>> begin Source excerpt

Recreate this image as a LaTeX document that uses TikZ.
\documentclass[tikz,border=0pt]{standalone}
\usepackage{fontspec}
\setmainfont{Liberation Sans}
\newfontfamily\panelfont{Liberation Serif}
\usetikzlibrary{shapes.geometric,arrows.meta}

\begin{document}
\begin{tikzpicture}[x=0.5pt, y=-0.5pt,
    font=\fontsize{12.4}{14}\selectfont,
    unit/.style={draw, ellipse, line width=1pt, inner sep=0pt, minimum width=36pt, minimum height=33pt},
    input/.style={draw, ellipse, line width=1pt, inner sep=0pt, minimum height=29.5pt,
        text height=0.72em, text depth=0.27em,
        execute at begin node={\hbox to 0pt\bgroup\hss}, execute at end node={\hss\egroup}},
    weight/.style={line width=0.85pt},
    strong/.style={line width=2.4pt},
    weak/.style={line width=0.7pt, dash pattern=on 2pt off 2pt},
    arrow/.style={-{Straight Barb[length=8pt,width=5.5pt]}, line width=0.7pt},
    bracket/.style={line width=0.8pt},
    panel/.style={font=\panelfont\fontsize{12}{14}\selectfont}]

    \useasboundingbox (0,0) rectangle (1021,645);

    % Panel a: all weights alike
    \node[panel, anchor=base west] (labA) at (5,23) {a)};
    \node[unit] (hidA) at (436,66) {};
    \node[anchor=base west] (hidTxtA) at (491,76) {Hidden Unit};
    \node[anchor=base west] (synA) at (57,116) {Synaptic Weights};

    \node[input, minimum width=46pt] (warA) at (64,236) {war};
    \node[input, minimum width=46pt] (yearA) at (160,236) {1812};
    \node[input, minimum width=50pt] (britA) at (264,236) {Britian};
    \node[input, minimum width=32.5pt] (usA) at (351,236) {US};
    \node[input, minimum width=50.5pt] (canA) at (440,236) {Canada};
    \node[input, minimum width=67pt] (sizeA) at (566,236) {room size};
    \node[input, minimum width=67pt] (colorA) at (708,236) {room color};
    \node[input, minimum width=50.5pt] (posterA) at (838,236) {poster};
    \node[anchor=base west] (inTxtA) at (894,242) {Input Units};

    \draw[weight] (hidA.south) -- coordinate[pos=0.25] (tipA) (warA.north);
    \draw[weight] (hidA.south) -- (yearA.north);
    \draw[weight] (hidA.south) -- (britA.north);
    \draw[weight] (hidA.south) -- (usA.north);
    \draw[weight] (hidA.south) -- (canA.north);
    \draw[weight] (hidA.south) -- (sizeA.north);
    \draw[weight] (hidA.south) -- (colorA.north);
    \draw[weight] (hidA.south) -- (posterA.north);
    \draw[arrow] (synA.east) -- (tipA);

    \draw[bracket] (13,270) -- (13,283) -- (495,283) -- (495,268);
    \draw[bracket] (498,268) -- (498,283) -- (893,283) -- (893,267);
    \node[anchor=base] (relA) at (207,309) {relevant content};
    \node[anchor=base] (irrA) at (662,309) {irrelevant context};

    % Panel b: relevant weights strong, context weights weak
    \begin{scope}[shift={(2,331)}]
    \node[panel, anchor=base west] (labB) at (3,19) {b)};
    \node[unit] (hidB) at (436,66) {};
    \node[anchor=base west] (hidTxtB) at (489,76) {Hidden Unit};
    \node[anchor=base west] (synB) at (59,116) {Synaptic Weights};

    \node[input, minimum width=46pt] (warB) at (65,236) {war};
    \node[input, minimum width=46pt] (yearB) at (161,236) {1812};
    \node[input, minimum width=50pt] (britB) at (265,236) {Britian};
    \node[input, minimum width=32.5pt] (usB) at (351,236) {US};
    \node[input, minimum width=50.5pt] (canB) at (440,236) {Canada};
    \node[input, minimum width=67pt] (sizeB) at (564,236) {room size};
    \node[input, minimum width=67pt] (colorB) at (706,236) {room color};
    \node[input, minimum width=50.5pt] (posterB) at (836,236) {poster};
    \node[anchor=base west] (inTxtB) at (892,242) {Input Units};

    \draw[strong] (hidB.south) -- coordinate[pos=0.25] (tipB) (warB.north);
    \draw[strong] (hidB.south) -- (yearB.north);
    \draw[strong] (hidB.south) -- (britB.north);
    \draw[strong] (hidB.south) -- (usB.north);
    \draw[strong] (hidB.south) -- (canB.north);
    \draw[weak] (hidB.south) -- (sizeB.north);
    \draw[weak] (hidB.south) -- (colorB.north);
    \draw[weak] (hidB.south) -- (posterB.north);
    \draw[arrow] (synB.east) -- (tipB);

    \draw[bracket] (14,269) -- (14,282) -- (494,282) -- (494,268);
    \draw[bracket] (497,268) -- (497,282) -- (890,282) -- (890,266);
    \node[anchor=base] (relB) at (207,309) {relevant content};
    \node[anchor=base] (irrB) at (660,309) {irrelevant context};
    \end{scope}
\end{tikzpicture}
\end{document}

>> end Source excerpt

◆ Written exercise ◆
Write out all the data again, exactly as it appears.

◆ The solution ◆
Recreate this image as a LaTeX document that uses TikZ.
\documentclass[tikz,border=0pt]{standalone}
\usepackage{fontspec}
\setmainfont{Liberation Sans}
\newfontfamily\panelfont{Liberation Serif}
\usetikzlibrary{shapes.geometric,arrows.meta}

\begin{document}
\begin{tikzpicture}[x=0.5pt, y=-0.5pt,
    font=\fontsize{12.4}{14}\selectfont,
    unit/.style={draw, ellipse, line width=1pt, inner sep=0pt, minimum width=36pt, minimum height=33pt},
    input/.style={draw, ellipse, line width=1pt, inner sep=0pt, minimum height=29.5pt,
        text height=0.72em, text depth=0.27em,
        execute at begin node={\hbox to 0pt\bgroup\hss}, execute at end node={\hss\egroup}},
    weight/.style={line width=0.85pt},
    strong/.style={line width=2.4pt},
    weak/.style={line width=0.7pt, dash pattern=on 2pt off 2pt},
    arrow/.style={-{Straight Barb[length=8pt,width=5.5pt]}, line width=0.7pt},
    bracket/.style={line width=0.8pt},
    panel/.style={font=\panelfont\fontsize{12}{14}\selectfont}]

    \useasboundingbox (0,0) rectangle (1021,645);

    % Panel a: all weights alike
    \node[panel, anchor=base west] (labA) at (5,23) {a)};
    \node[unit] (hidA) at (436,66) {};
    \node[anchor=base west] (hidTxtA) at (491,76) {Hidden Unit};
    \node[anchor=base west] (synA) at (57,116) {Synaptic Weights};

    \node[input, minimum width=46pt] (warA) at (64,236) {war};
    \node[input, minimum width=46pt] (yearA) at (160,236) {1812};
    \node[input, minimum width=50pt] (britA) at (264,236) {Britian};
    \node[input, minimum width=32.5pt] (usA) at (351,236) {US};
    \node[input, minimum width=50.5pt] (canA) at (440,236) {Canada};
    \node[input, minimum width=67pt] (sizeA) at (566,236) {room size};
    \node[input, minimum width=67pt] (colorA) at (708,236) {room color};
    \node[input, minimum width=50.5pt] (posterA) at (838,236) {poster};
    \node[anchor=base west] (inTxtA) at (894,242) {Input Units};

    \draw[weight] (hidA.south) -- coordinate[pos=0.25] (tipA) (warA.north);
    \draw[weight] (hidA.south) -- (yearA.north);
    \draw[weight] (hidA.south) -- (britA.north);
    \draw[weight] (hidA.south) -- (usA.north);
    \draw[weight] (hidA.south) -- (canA.north);
    \draw[weight] (hidA.south) -- (sizeA.north);
    \draw[weight] (hidA.south) -- (colorA.north);
    \draw[weight] (hidA.south) -- (posterA.north);
    \draw[arrow] (synA.east) -- (tipA);

    \draw[bracket] (13,270) -- (13,283) -- (495,283) -- (495,268);
    \draw[bracket] (498,268) -- (498,283) -- (893,283) -- (893,267);
    \node[anchor=base] (relA) at (207,309) {relevant content};
    \node[anchor=base] (irrA) at (662,309) {irrelevant context};

    % Panel b: relevant weights strong, context weights weak
    \begin{scope}[shift={(2,331)}]
    \node[panel, anchor=base west] (labB) at (3,19) {b)};
    \node[unit] (hidB) at (436,66) {};
    \node[anchor=base west] (hidTxtB) at (489,76) {Hidden Unit};
    \node[anchor=base west] (synB) at (59,116) {Synaptic Weights};

    \node[input, minimum width=46pt] (warB) at (65,236) {war};
    \node[input, minimum width=46pt] (yearB) at (161,236) {1812};
    \node[input, minimum width=50pt] (britB) at (265,236) {Britian};
    \node[input, minimum width=32.5pt] (usB) at (351,236) {US};
    \node[input, minimum width=50.5pt] (canB) at (440,236) {Canada};
    \node[input, minimum width=67pt] (sizeB) at (564,236) {room size};
    \node[input, minimum width=67pt] (colorB) at (706,236) {room color};
    \node[input, minimum width=50.5pt] (posterB) at (836,236) {poster};
    \node[anchor=base west] (inTxtB) at (892,242) {Input Units};

    \draw[strong] (hidB.south) -- coordinate[pos=0.25] (tipB) (warB.north);
    \draw[strong] (hidB.south) -- (yearB.north);
    \draw[strong] (hidB.south) -- (britB.north);
    \draw[strong] (hidB.south) -- (usB.north);
    \draw[strong] (hidB.south) -- (canB.north);
    \draw[weak] (hidB.south) -- (sizeB.north);
    \draw[weak] (hidB.south) -- (colorB.north);
    \draw[weak] (hidB.south) -- (posterB.north);
    \draw[arrow] (synB.east) -- (tipB);

    \draw[bracket] (14,269) -- (14,282) -- (494,282) -- (494,268);
    \draw[bracket] (497,268) -- (497,282) -- (890,282) -- (890,266);
    \node[anchor=base] (relB) at (207,309) {relevant content};
    \node[anchor=base] (irrB) at (660,309) {irrelevant context};
    \end{scope}
\end{tikzpicture}
\end{document}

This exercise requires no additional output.